= Kapaam =

Kapaam, also known as Komlathabi, is a village in Chandel District, Manipur, India. The village is 49 km from Imphal and 15 km from Chandel District Headquarters.
Komlathabi Population - Chandel, Manipur Komlathabi is a medium size village located in Chandel Sub Division of Chandel district, Manipur with total 198 families residing. The Komlathabi village has population of 945 of which 433 are males while 512 are females as per Population Census 2011.

In Komlathabi village, population of children with age 0-6 is 94 which makes up 9.95% of total population of village. Average Sex Ratio of Komlathabi village is 1182 which is higher than Manipur state average of 985. Child Sex Ratio for the Komlathabi as per census is 741, lower than Manipur average of 930.

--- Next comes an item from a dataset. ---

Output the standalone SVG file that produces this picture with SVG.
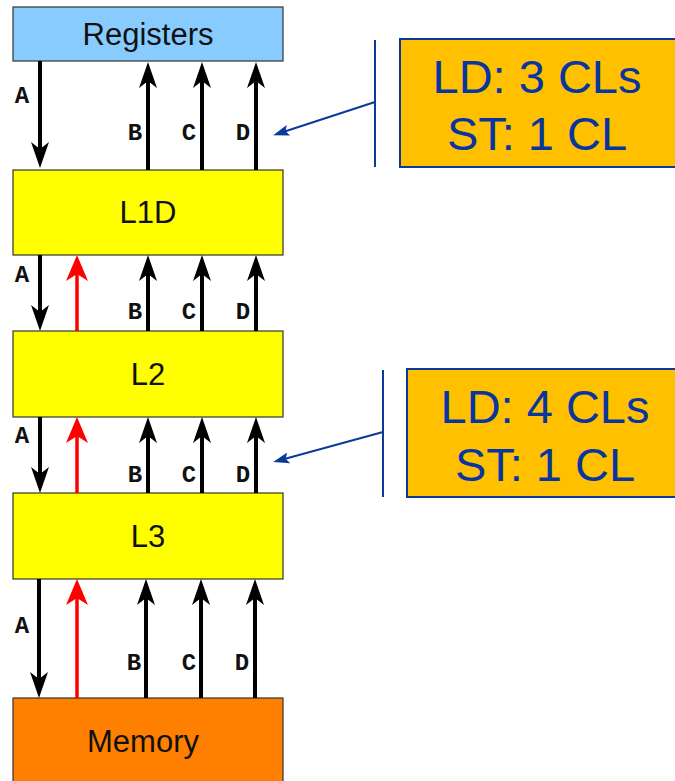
<svg xmlns="http://www.w3.org/2000/svg" width="675" height="781" viewBox="0 0 675 781">
<style>
.box{stroke:#333;stroke-width:1.2}
.name{font-family:"Liberation Sans",Arial,sans-serif;font-size:31px;fill:#111;text-anchor:middle}
.lbl{font-family:"Liberation Mono","Courier New",monospace;font-weight:bold;font-size:24px;fill:#111;text-anchor:middle}
.blk{stroke:#000;stroke-width:4;fill:none;marker-end:url(#hb)}
.red{stroke:#f00;stroke-width:3.5;fill:none;marker-end:url(#hr)}
.call{fill:#FFC000;stroke:#0B3A9A;stroke-width:2}
.ctext{font-family:"Liberation Sans",Arial,sans-serif;font-size:47px;fill:#0835A0;text-anchor:middle}
.bl{stroke:#0B3A9A;stroke-width:2;fill:none}
.ba{stroke:#0B3A9A;stroke-width:2;fill:none;marker-end:url(#hblue)}
</style>
<defs>
<marker id="hb" markerUnits="userSpaceOnUse" viewBox="0 -10 26 20" refX="16" refY="0" markerWidth="26" markerHeight="20" orient="auto"><path d="M0,-9 L26,0 L0,9 L7,0 z" fill="#000"/></marker>
<marker id="hr" markerUnits="userSpaceOnUse" viewBox="0 -12 26 24" refX="16" refY="0" markerWidth="26" markerHeight="24" orient="auto"><path d="M0,-11 L26,0 L0,11 L7,0 z" fill="#f00"/></marker>
<marker id="hblue" markerUnits="userSpaceOnUse" viewBox="0 -6 16 12" refX="12" refY="0" markerWidth="16" markerHeight="12" orient="auto"><path d="M0,-5.5 L16,0 L0,5.5 L3,0 z" fill="#0B3A9A"/></marker>
</defs>

<g id="registers"><rect class="box" x="13" y="7" width="270" height="54" fill="#88CCFF"/><text class="name" x="148" y="45">Registers</text></g>
<g id="l1d"><rect class="box" x="13" y="170" width="270" height="85" fill="#FFFF00"/><text class="name" x="148" y="223">L1D</text></g>
<g id="l2"><rect class="box" x="13" y="331" width="270" height="86" fill="#FFFF00"/><text class="name" x="148" y="385">L2</text></g>
<g id="l3"><rect class="box" x="13" y="493" width="270" height="86" fill="#FFFF00"/><text class="name" x="148" y="547">L3</text></g>
<g id="memory"><rect class="box" x="13" y="698" width="270" height="90" fill="#FF8000"/><text class="name" x="143" y="752">Memory</text></g>

<g id="connectors">
<line class="blk" x1="40" y1="61" x2="40" y2="158"/>
<line class="blk" x1="148" y1="170" x2="148" y2="72"/>
<line class="blk" x1="202" y1="170" x2="202" y2="72"/>
<line class="blk" x1="256" y1="170" x2="256" y2="72"/>

<line class="blk" x1="40" y1="255" x2="40" y2="321"/>
<line class="red" x1="77" y1="331" x2="77" y2="265"/>
<line class="blk" x1="148" y1="331" x2="148" y2="265"/>
<line class="blk" x1="202" y1="331" x2="202" y2="265"/>
<line class="blk" x1="256" y1="331" x2="256" y2="265"/>

<line class="blk" x1="40" y1="417" x2="40" y2="483"/>
<line class="red" x1="77" y1="493" x2="77" y2="427"/>
<line class="blk" x1="148" y1="493" x2="148" y2="427"/>
<line class="blk" x1="202" y1="493" x2="202" y2="427"/>
<line class="blk" x1="256" y1="493" x2="256" y2="427"/>

<line class="blk" x1="39" y1="579" x2="39" y2="688"/>
<line class="red" x1="77" y1="698" x2="77" y2="589"/>
<line class="blk" x1="146" y1="698" x2="146" y2="589"/>
<line class="blk" x1="201" y1="698" x2="201" y2="589"/>
<line class="blk" x1="255" y1="698" x2="255" y2="589"/>

<line class="bl" x1="375" y1="40" x2="375" y2="167"/>
<line class="ba" x1="375" y1="102" x2="277" y2="134"/>
<line class="bl" x1="383" y1="370" x2="383" y2="497"/>
<line class="ba" x1="383" y1="432" x2="277" y2="461"/>
</g>

<g id="labels">
<text class="lbl" x="22" y="103">A</text>
<text class="lbl" x="135" y="140">B</text>
<text class="lbl" x="189" y="140">C</text>
<text class="lbl" x="243" y="140">D</text>
<text class="lbl" x="22" y="282">A</text>
<text class="lbl" x="135" y="319">B</text>
<text class="lbl" x="189" y="319">C</text>
<text class="lbl" x="243" y="319">D</text>
<text class="lbl" x="22" y="443">A</text>
<text class="lbl" x="135" y="482">B</text>
<text class="lbl" x="189" y="482">C</text>
<text class="lbl" x="243" y="482">D</text>
<text class="lbl" x="22" y="633">A</text>
<text class="lbl" x="134" y="670">B</text>
<text class="lbl" x="189" y="670">C</text>
<text class="lbl" x="242" y="670">D</text>
</g>

<g id="callout1"><rect class="call" x="400" y="39" width="290" height="128"/><text class="ctext" x="537" y="93">LD: 3 CLs</text><text class="ctext" x="537" y="150">ST: 1 CL</text></g>
<g id="callout2"><rect class="call" x="407" y="369" width="290" height="128"/><text class="ctext" x="545" y="423">LD: 4 CLs</text><text class="ctext" x="545" y="481">ST: 1 CL</text></g>
</svg>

Komlathabi village has higher literacy rate compared to Manipur. In 2011, literacy rate of Komlathabi village was 94.36% compared to 76.94% of Manipur. In Komlathabi Male literacy stands at 96.83% while female literacy rate was 92.37%.

As per constitution of India and Panchyati Raaj Act, Komlathabi village is administrated by Sarpanch (Head of Village) who is elected representative of village.

On the education front, the village has one Government school, one private school and one Aided government school, namely- Liwachangning Government High School, Springdale and Union Model Aided High School respectively. Besides this, there is one Government college and a private Higher secondary school, namely - South East Manipur College and South East Manipur Higher Secondary School.

Apart from this, the village also boasts of having one Government Primary Health Centre fully functional 24/7 in the vicinity.